O la permanencia de una impostura. Casi como la estatua de un prócer menesteroso que espera noticias de la providencia. La atención de Zama se verá interrumpida por el vocerío de un grupo de mujeres desnudas. Hacia ellas se dirigirá su mirada deseante. Escondido entre plantas y arbustos, espiará sus cuerpos. El film de Martel colocará en primer plano la mirada huidiza del protagonista, su disimulada vigilia, sus ojos que miran y que no, en culposo vaivén. Una mirada que simula y que ofrece la caracterización precisa del personaje: Zama espera noticias de su mujer e hijos, del traslado que no se concreta, pero se distrae infructuosamente con el objeto de sus deseos ocultos. En una escena formidable por la condensación simbólica de un estado anímico -la puesta en escena de Martel será perfecta en ese sentido-, un primer plano muestra el rostro acalorado de Zama. Mientras en off recita una carta a su esposa, por debajo irrumpen manos femeninas que comienzan a desvestirlo y, mediante un baño frío, apaciguan su calentura.

Esquiva y solapada, como la mirada del protagonista, es la imagen que concibe la cámara. No todo en el film de Martel estará expuesto en su totalidad. Mucho de lo que contemple Zama permanecerá fuera de campo, a oscuras. En algunas escenas, el pasaje –incierto- del orden de lo real al orden de los sueños se tornará visible a través de leves interferencias que proyectarán la visión dislocada de una conciencia atormentada. La presencia especular y fantasmática de mujeres indefinidas. En ciertas instancias, el letargo asaltará el sonido. La percepción de Zama se clausurará en esos momentos, enrarecida, abandonada sobre sí misma.

La búsqueda de mujer -la búsqueda de una mirada femenina que lo asista- definirá los pasos de ese otro viaje que intenta consumar Zama. No de cualquier mujer. Como un intento de sublimación erótica de sus pretensiones, posará sus ojos exclusivamente sobre mujeres blancas y españolas, capaces de ofrecerle aquello que por ser americano no tiene. El protagonista se sentirá atraído por los encantos de Luciana (Lola Dueñas), la esposa del ministro de hacienda, con quién mantendrá breves escarceos románticos, diálogos picantes que tan solo servirán para demorar la efectiva realización del encuentro sexual. A partir de un tono ligero y zumbón Martel expondrá el carácter absurdo de sus desdichas amorosas, la imposibilidad de encauzar su deseo, las ínfulas de una identidad menospreciada.

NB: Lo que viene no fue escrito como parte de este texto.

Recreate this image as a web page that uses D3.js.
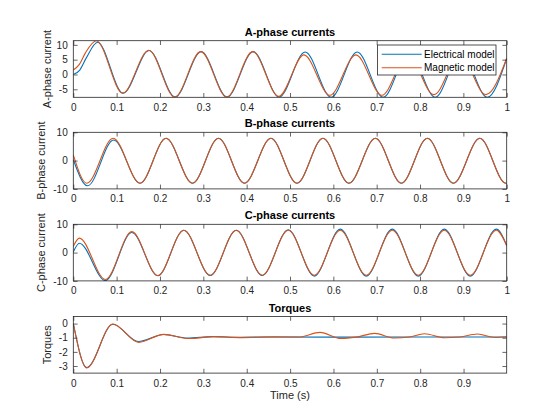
<!DOCTYPE html>
<html>
<head>
<meta charset="utf-8">
<script src="https://cdn.jsdelivr.net/npm/d3@7/dist/d3.min.js"></script>
<style>
  body { margin: 0; background: #fff; }
  text { font-family: "Liberation Sans", Arial, Helvetica, sans-serif; }
</style>
</head>
<body>
<div id="chart"></div>
<script>
// values: extrema of each trace (time in s)
const aTimeE = [0, 0.015, 0.03, 0.056, 0.115, 0.175, 0.235, 0.295, 0.355, 0.415, 0.475, 0.535, 0.595, 0.655, 0.715, 0.775, 0.835, 0.895, 0.955, 1.0];
const aElec = [0, 1.5, 5.6, 10.9, -6.3, 8.1, -7.6, 7.7, -7.6, 7.7, -7.6, 7.6, -7.7, 7.6, -7.7, 7.6, -7.7, 7.6, -7.7, 5.4];
const aTimeM = [0, 0.014, 0.028, 0.053, 0.114, 0.174, 0.234, 0.294, 0.354, 0.414, 0.474, 0.532, 0.592, 0.652, 0.712, 0.772, 0.832, 0.892, 0.952, 1.0];
const aMag = [1.5, 3.4, 7.3, 11.4, -6.3, 8.2, -7.6, 7.7, -7.6, 7.7, -7.4, 6.6, -7.0, 6.6, -7.0, 6.6, -6.8, 6.6, -6.8, 5.5];

const bTimeE = [0, 0.033, 0.093, 0.154, 0.214, 0.275, 0.335, 0.395, 0.456, 0.516, 0.576, 0.636, 0.697, 0.757, 0.817, 0.877, 0.938, 0.998, 1.0];
const bElec = [0.3, -8.9, 7.3, -8.0, 7.9, -8.0, 7.9, -8.0, 7.9, -8.0, 7.9, -8.0, 7.9, -8.0, 7.9, -8.0, 7.9, -8.0, -7.98];
const bTimeM = [0, 0.031, 0.092, 0.154, 0.214, 0.275, 0.335, 0.395, 0.456, 0.516, 0.576, 0.636, 0.697, 0.757, 0.817, 0.877, 0.938, 0.998, 1.0];
const bMag = [2.0, -8.0, 7.9, -8.0, 7.9, -8.0, 7.9, -8.0, 7.9, -8.0, 7.9, -8.0, 7.9, -8.0, 7.9, -8.0, 7.9, -8.0, -7.98];

const cTime = [0, 0.014, 0.074, 0.135, 0.195, 0.255, 0.316, 0.376, 0.436, 0.496, 0.556, 0.616, 0.676, 0.736, 0.796, 0.856, 0.916, 0.976, 1.0];
const cElec = [0.2, 3.3, -9.9, 7.1, -8.2, 7.9, -8.1, 7.9, -8.1, 8.1, -8.3, 8.3, -8.3, 8.3, -8.3, 8.3, -8.3, 8.3, 2.6];
const cMag = [2.2, 5.1, -9.5, 7.4, -8.1, 7.9, -8.0, 7.9, -8.0, 7.9, -8.0, 7.9, -8.0, 7.9, -8.0, 7.9, -8.0, 7.9, 2.4];

const tqTimeE = [0, 0.031, 0.091, 0.150, 0.208, 0.263, 0.322, 0.38, 0.44, 0.6, 0.8, 0.9995];
const tqElec = [0, -3.11, -0.05, -1.27, -0.77, -1.02, -0.92, -0.97, -0.95, -0.96, -0.95, -0.95];
const tqTimeM = [0, 0.031, 0.091, 0.151, 0.209, 0.266, 0.325, 0.39, 0.46, 0.52, 0.569, 0.617, 0.652, 0.695, 0.740, 0.775, 0.810, 0.856, 0.892, 0.932, 0.972, 0.9995];
const tqMag = [0, -3.13, -0.03, -1.33, -0.76, -1.06, -0.92, -0.99, -0.94, -0.95, -0.62, -1.05, -0.96, -0.69, -1.02, -0.95, -0.72, -1.0, -0.95, -0.74, -0.98, -0.93];

const xTicks = [0, 0.1, 0.2, 0.3, 0.4, 0.5, 0.6, 0.7, 0.8, 0.9, 1];
const aTicks = [-5, 0, 5, 10];
const bTicks = [-10, 0, 10];
const cTicks = [-10, 0, 10];
const tqTicks = [-3, -2, -1, 0];
const seriesNames = ["Electrical model", "Magnetic model"];

const width = 560;
const height = 420;
const left = 73.3;
const right = 506.7;
const panelH = 56.6;
const blue = "#0072BD";
const orange = "#D95319";
const axisColor = "#262626";

const panels = [
  { title: "A-phase currents", ylabel: "A-phase current", top: 40.7, yDomain: [-7.7, 11.4], yTicks: aTicks, xMax: 1, tE: aTimeE, vE: aElec, tM: aTimeM, vM: aMag, labX: 51, legend: true },
  { title: "B-phase currents", ylabel: "B-phase current", top: 132.3, yDomain: [-10, 10], yTicks: bTicks, xMax: 1, tE: bTimeE, vE: bElec, tM: bTimeM, vM: bMag, labX: 44.5 },
  { title: "C-phase currents", ylabel: "C-phase current", top: 224.3, yDomain: [-10, 10], yTicks: cTicks, xMax: 1, tE: cTime, vE: cElec, tM: cTime, vM: cMag, labX: 44.5 },
  { title: "Torques", ylabel: "Torques", top: 316.5, yDomain: [-3.5, 0.5], yTicks: tqTicks, xMax: 0.9995, tE: tqTimeE, vE: tqElec, tM: tqTimeM, vM: tqMag, labX: 51, xlabel: "Time (s)" },
];

const svg = d3
  .select("#chart")
  .append("svg")
  .attr("width", width)
  .attr("height", height);

svg.append("rect").attr("width", width).attr("height", height).attr("fill", "#fff");

const fmtX = (d) => String(+d.toFixed(1));
const fmtY = (d) => String(d);

panels.forEach((p, i) => {
  const x = d3.scaleLinear().domain([0, p.xMax]).range([left, right]);
  const y = d3.scaleLinear().domain(p.yDomain).range([p.top + panelH, p.top]);
  const g = svg.append("g");

  g.append("clipPath")
    .attr("id", "clip" + i)
    .append("rect")
    .attr("x", left)
    .attr("y", p.top)
    .attr("width", right - left)
    .attr("height", panelH);

  const line = d3
    .line()
    .x((d) => x(d[0]))
    .y((d) => y(d[1]))
    .curve(d3.curveMonotoneX);

  const lines = g.append("g").attr("clip-path", `url(#clip${i})`);
  lines
    .append("path")
    .attr("d", line(d3.zip(p.tE, p.vE)))
    .attr("fill", "none")
    .attr("stroke", blue)
    .attr("stroke-width", 1.1);
  lines
    .append("path")
    .attr("d", line(d3.zip(p.tM, p.vM)))
    .attr("fill", "none")
    .attr("stroke", orange)
    .attr("stroke-width", 1.1);

  const xt = xTicks.filter((t) => t <= p.xMax);
  const bottom = p.top + panelH;

  const axB = g.append("g").attr("transform", `translate(0,${bottom})`)
    .call(d3.axisBottom(x).tickValues(xt).tickFormat(fmtX).tickSizeInner(-4.3).tickSizeOuter(0).tickPadding(6.5));
  const axT = g.append("g").attr("transform", `translate(0,${p.top})`)
    .call(d3.axisTop(x).tickValues(xt).tickFormat("").tickSizeInner(-4.3).tickSizeOuter(0));
  const axL = g.append("g").attr("transform", `translate(${left},0)`)
    .call(d3.axisLeft(y).tickValues(p.yTicks).tickFormat(fmtY).tickSizeInner(-4.3).tickSizeOuter(0).tickPadding(5.6));
  const axR = g.append("g").attr("transform", `translate(${right},0)`)
    .call(d3.axisRight(y).tickValues(p.yTicks).tickFormat("").tickSizeInner(-4.3).tickSizeOuter(0));

  [axB, axT, axL, axR].forEach((a) => {
    a.select(".domain").remove();
    a.selectAll("line").attr("stroke", axisColor).attr("stroke-width", 0.7);
    a.selectAll("text")
      .attr("fill", axisColor)
      .style("font-size", "10px")
      .style("font-family", '"Liberation Sans", Arial, Helvetica, sans-serif');
  });

  g.append("rect")
    .attr("x", left)
    .attr("y", p.top)
    .attr("width", right - left)
    .attr("height", panelH)
    .attr("fill", "none")
    .attr("stroke", axisColor)
    .attr("stroke-width", 0.8);

  g.append("text")
    .attr("x", (left + right) / 2)
    .attr("y", p.top - 5)
    .attr("text-anchor", "middle")
    .attr("font-size", 11)
    .attr("font-weight", "bold")
    .attr("fill", "#000")
    .text(p.title);

  g.append("text")
    .attr("transform", `translate(${p.labX},${p.top + panelH / 2}) rotate(-90)`)
    .attr("text-anchor", "middle")
    .attr("font-size", 11)
    .attr("fill", axisColor)
    .text(p.ylabel);

  if (p.xlabel) {
    g.append("text")
      .attr("x", (left + right) / 2)
      .attr("y", 399)
      .attr("text-anchor", "middle")
      .attr("font-size", 11)
      .attr("fill", axisColor)
      .text(p.xlabel);
  }

  if (p.legend) {
    const lg = g.append("g").attr("transform", "translate(377.5,45)");
    lg.append("rect")
      .attr("width", 118.5)
      .attr("height", 30)
      .attr("fill", "#fff")
      .attr("stroke", axisColor)
      .attr("stroke-width", 0.8);
    seriesNames.forEach((name, k) => {
      const yy = 9.3 + k * 13.4;
      lg.append("line")
        .attr("x1", 4.2)
        .attr("x2", 44.2)
        .attr("y1", yy)
        .attr("y2", yy)
        .attr("stroke", k === 0 ? blue : orange)
        .attr("stroke-width", 1.1);
      lg.append("text")
        .attr("x", 46.5)
        .attr("y", yy + 3.6)
        .attr("font-size", 10)
        .attr("fill", "#000")
        .text(name);
    });
  }
});
</script>
</body>
</html>
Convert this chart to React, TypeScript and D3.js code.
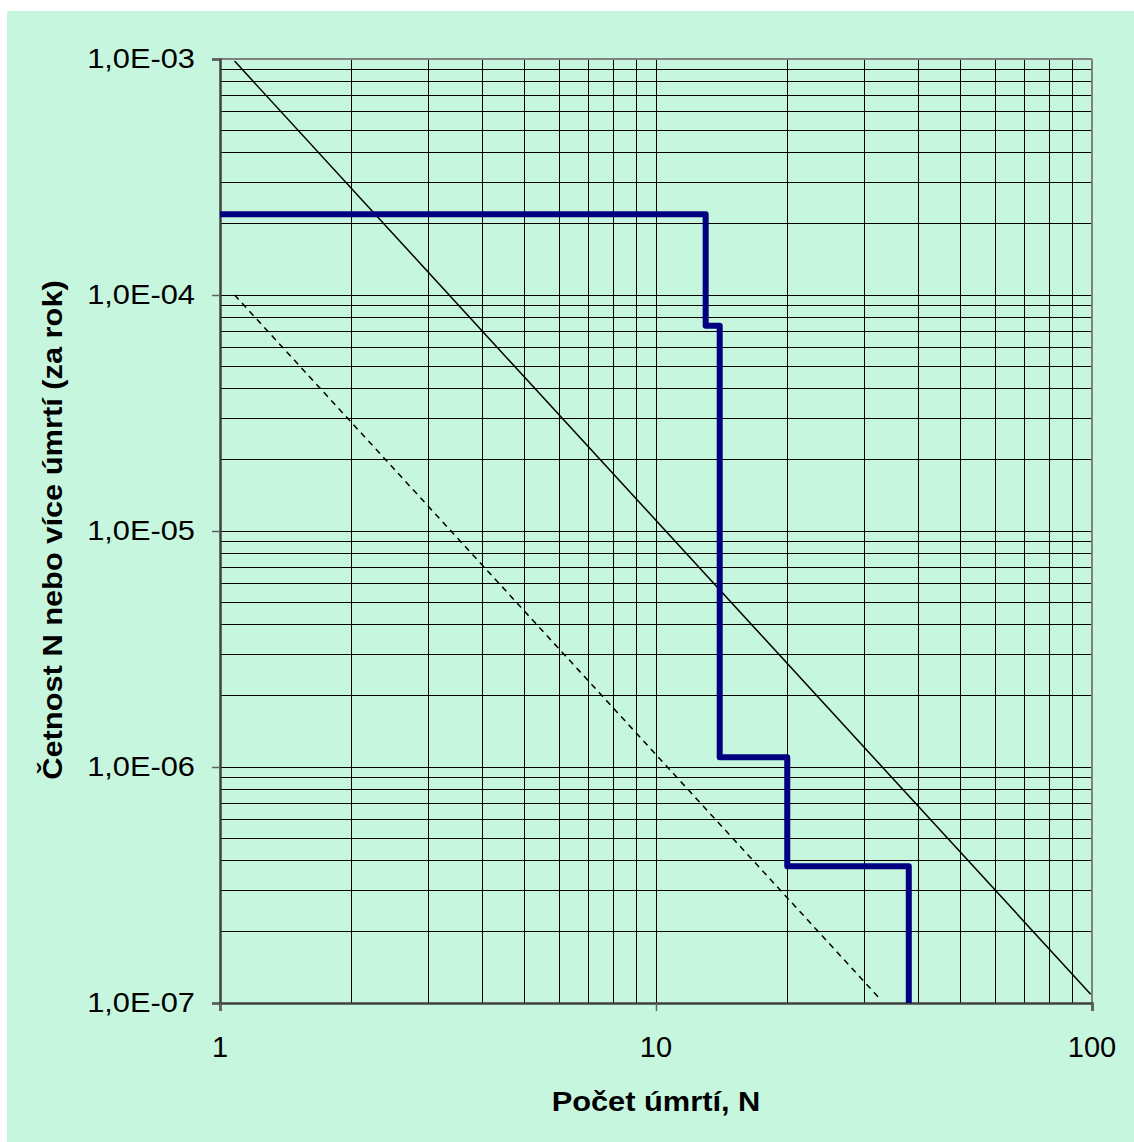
import React, { useRef, useEffect } from "react";
import * as d3 from "d3";

// step curve of the F-N diagram (N = number of deaths, F = frequency per year)
const stepN = [1, 13, 14, 20, 38];
const stepF = [2.2e-4, 7.4e-5, 1.1e-6, 3.8e-7, 1.0e-7];

// upper (solid) and lower (dashed) criterion lines
const solidN = [1.08, 99.3];
const solidF = [9.8e-4, 1.09e-7];
const dashedN = [1.08, 32.5];
const dashedF = [1.0e-4, 1.05e-7];

const xTicks = [1, 10, 100];
const xTickLabels = ["1", "10", "100"];
const yTicks = [1e-3, 1e-4, 1e-5, 1e-6, 1e-7];
const yTickLabels = ["1,0E-03", "1,0E-04", "1,0E-05", "1,0E-06", "1,0E-07"];

const xTitle = "Počet úmrtí, N";
const yTitle = "Četnost N nebo více úmrtí (za rok)";

const W = 1134;
const H = 1142;
const FONT = "'Liberation Sans', Arial, sans-serif";

const App = () => {
  const ref = useRef(null);

  useEffect(() => {
    const svg = d3.select(ref.current);
    svg.selectAll("*").remove();

    // plot area
    const left = 220, right = 1092, top = 59, bottom = 1003;

    const x = d3.scaleLog().domain([1, 100]).range([left, right]);
    const y = d3.scaleLog().domain([1e-7, 1e-3]).range([bottom, top]);

    // background
    svg.append("rect")
      .attr("x", 7).attr("y", 11)
      .attr("width", W - 7).attr("height", H - 11)
      .attr("fill", "#c7f6df");

    // minor + major gridlines
    const xGrid = [];
    for (let d = 1; d < 100; d *= 10) {
      for (let k = 1; k <= 9; k++) xGrid.push(d * k);
    }
    const yGrid = [];
    for (let d = 1e-7; d < 1e-3 * 0.99; d *= 10) {
      for (let k = 1; k <= 9; k++) yGrid.push(d * k);
    }

    const grid = svg.append("g").attr("stroke", "#000").attr("stroke-width", 1).attr("shape-rendering", "crispEdges");
    grid.selectAll(".vx")
      .data(xGrid.filter(v => v > 1 && v < 100))
      .join("line")
      .attr("x1", d => x(d)).attr("x2", d => x(d))
      .attr("y1", top).attr("y2", bottom);
    grid.selectAll(".hy")
      .data(yGrid.filter(v => v > 1e-7 * 1.01 && v < 1e-3 * 0.99))
      .join("line")
      .attr("y1", d => y(d)).attr("y2", d => y(d))
      .attr("x1", left).attr("x2", right);

    // plot border (top / right) and axes (left / bottom)
    svg.append("line").attr("x1", left).attr("x2", right).attr("y1", top).attr("y2", top)
      .attr("stroke", "#808080").attr("stroke-width", 2);
    svg.append("line").attr("x1", right).attr("x2", right).attr("y1", top).attr("y2", bottom)
      .attr("stroke", "#808080").attr("stroke-width", 2);

    const yAxis = d3.axisLeft(y).tickValues(yTicks).tickSize(8).tickFormat(() => "");
    const yg = svg.append("g").attr("transform", `translate(${left},0)`).call(yAxis);
    yg.select(".domain").attr("stroke", "#404040").attr("stroke-width", 2.5);
    yg.selectAll(".tick line").attr("stroke", "#606060").attr("stroke-width", 1.5);

    const xAxis = d3.axisBottom(x).tickValues(xTicks).tickSize(8).tickFormat(() => "");
    const xg = svg.append("g").attr("transform", `translate(0,${bottom})`).call(xAxis);
    xg.select(".domain").attr("stroke", "#404040").attr("stroke-width", 2.5);
    xg.selectAll(".tick line").attr("stroke", "#606060").attr("stroke-width", 1.5);

    // tick labels
    svg.selectAll(".ylab")
      .data(yTicks)
      .join("text")
      .attr("transform", d => `translate(195,${y(d) + 9}) scale(1.1,1)`)
      .attr("text-anchor", "end")
      .attr("font-family", FONT)
      .attr("font-size", 28)
      .attr("fill", "#000")
      .text((d, i) => yTickLabels[i]);

    svg.selectAll(".xlab")
      .data(xTicks)
      .join("text")
      .attr("x", d => x(d))
      .attr("y", 1057)
      .attr("text-anchor", "middle")
      .attr("font-family", FONT)
      .attr("font-size", 29)
      .attr("fill", "#000")
      .text((d, i) => xTickLabels[i]);

    // axis titles
    svg.append("text")
      .attr("transform", `translate(${(left + right) / 2},1111) scale(1.1,1)`)
      .attr("text-anchor", "middle")
      .attr("font-family", FONT)
      .attr("font-weight", "bold")
      .attr("font-size", 28)
      .text(xTitle);

    svg.append("text")
      .attr("transform", `translate(62,530) rotate(-90) scale(1.1,1)`)
      .attr("text-anchor", "middle")
      .attr("font-family", FONT)
      .attr("font-weight", "bold")
      .attr("font-size", 28)
      .text(yTitle);

    const line = d3.line().x(d => x(d[0])).y(d => y(d[1]));

    // criterion lines
    svg.append("path")
      .attr("d", line(d3.zip(solidN, solidF)))
      .attr("fill", "none").attr("stroke", "#000").attr("stroke-width", 1.5);
    svg.append("path")
      .attr("d", line(d3.zip(dashedN, dashedF)))
      .attr("fill", "none").attr("stroke", "#000").attr("stroke-width", 1.5)
      .attr("stroke-dasharray", "6,5");

    // F-N step curve
    const stepLine = d3.line().x(d => x(d[0])).y(d => y(d[1])).curve(d3.curveStepAfter);
    svg.append("path")
      .attr("d", stepLine(d3.zip(stepN, stepF)))
      .attr("fill", "none")
      .attr("stroke", "#000080")
      .attr("stroke-width", 6)
      .attr("stroke-linejoin", "round");
  }, []);

  return (
    <svg
      ref={ref}
      width={W}
      height={H}
      style={{ position: "absolute", left: 0, top: 0, display: "block" }}
    />
  );
};

export default App;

La paulatina decadencia del protagonista evidenciará el paso del tiempo. El derrotero de Zama terminará por conducirlo a la expedición de un grupo del ejército, comandado por el capitán Parrilla (Rafael Spregelburd), en busca del temido bandido Vicuña Porto, figura omnipresente durante el transcurso de la historia. Zama penetrará en tierra de indios, como último paso en su carrera hacia el total despojamiento, como posibilidad última de redención. La última parte de la película es alucinante.

En algún momento del film, un tal Manuel Fernández, escriba de Zama, expondrá, después de ser descubierto por escribir ficción durante el trabajo, el fundamento de su producción artística: la ausencia de un amo que gobierne su escritura. Una expresión decisiva que bien podría definir el trabajo de Lucrecia Martel, quien filma, con absoluta prescindencia de cualquier mandato que pre-escriba su forma de hacer cine, nada más ni nada menos que una obra inconmensurable. Su tan esperada obra maestra.